As I’m pulling cups out of the cabinet it hit me, literally, a cup fell out and hit me in the head.  I’ve not opened my Bible in more than a week.  Sure, I’ve touched it, picked it up, put it back down, but I’ve not opened it to see those words that I so desperately needed today.  I also realized I had not written in my prayer journal in over a week.

The Holy Spirit sometimes has to smack you in the face with a cup.  I needed a good smack in the face today too.  Bible is open and words are in the prayer journal.  God has promised he will be faithful to us.  Why do I have such a hard time being faithful back?  Psalm 34:4 says “I sought the Lord, and He answered me and delivered me from all my fears.”

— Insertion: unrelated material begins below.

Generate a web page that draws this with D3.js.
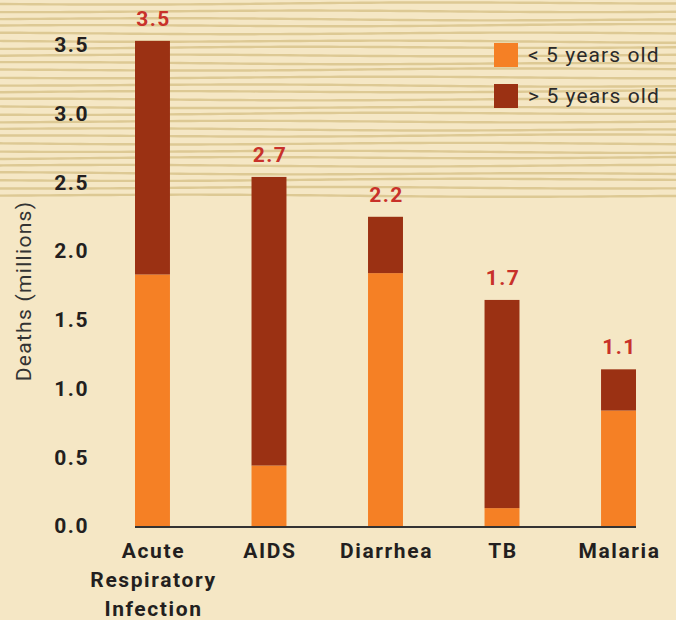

I cried today and I’m sorry I made my kid cry.  I am thankful I know Jesus and the joy he brings to our lives.  I was not living a Godly example for my child today and for that I pray I am forgiven.  We did miss church tonight and we did miss the parent social.  But that’s ok.  We need to remember what our true purpose is here on earth.  Psalm 89:1 tells it well “I will sing about the Lord’s faithful love forever; I will proclaim Your faithfulness to all generations with my mouth.”

P.S.  Because there is always more to our story… If you drove by tonight our dog did NOT get hit by a car.  She got hit by the golf cart and all is well now!  Always adds to the excitement on our corner when we lay in the front yard.

One thought on “The Breaking Point

  1. Marsha says:
    Marsha's avatar

    Oh, Carrie…..you are such a joy! The fact that you even KNOW that praying and reading His Word will make your grow is a sure sign that you’re on the right path! Don’t be too hard on yourself….we are, after all, human. God wants us to turn to Him in our time of need…..and you did. And it’s ok that one of your kids saw you lose it…because he probably saw what you did to correct that. They don’t need to think we’re perfect as parents….they just need to know Who to turn to to get it fixed.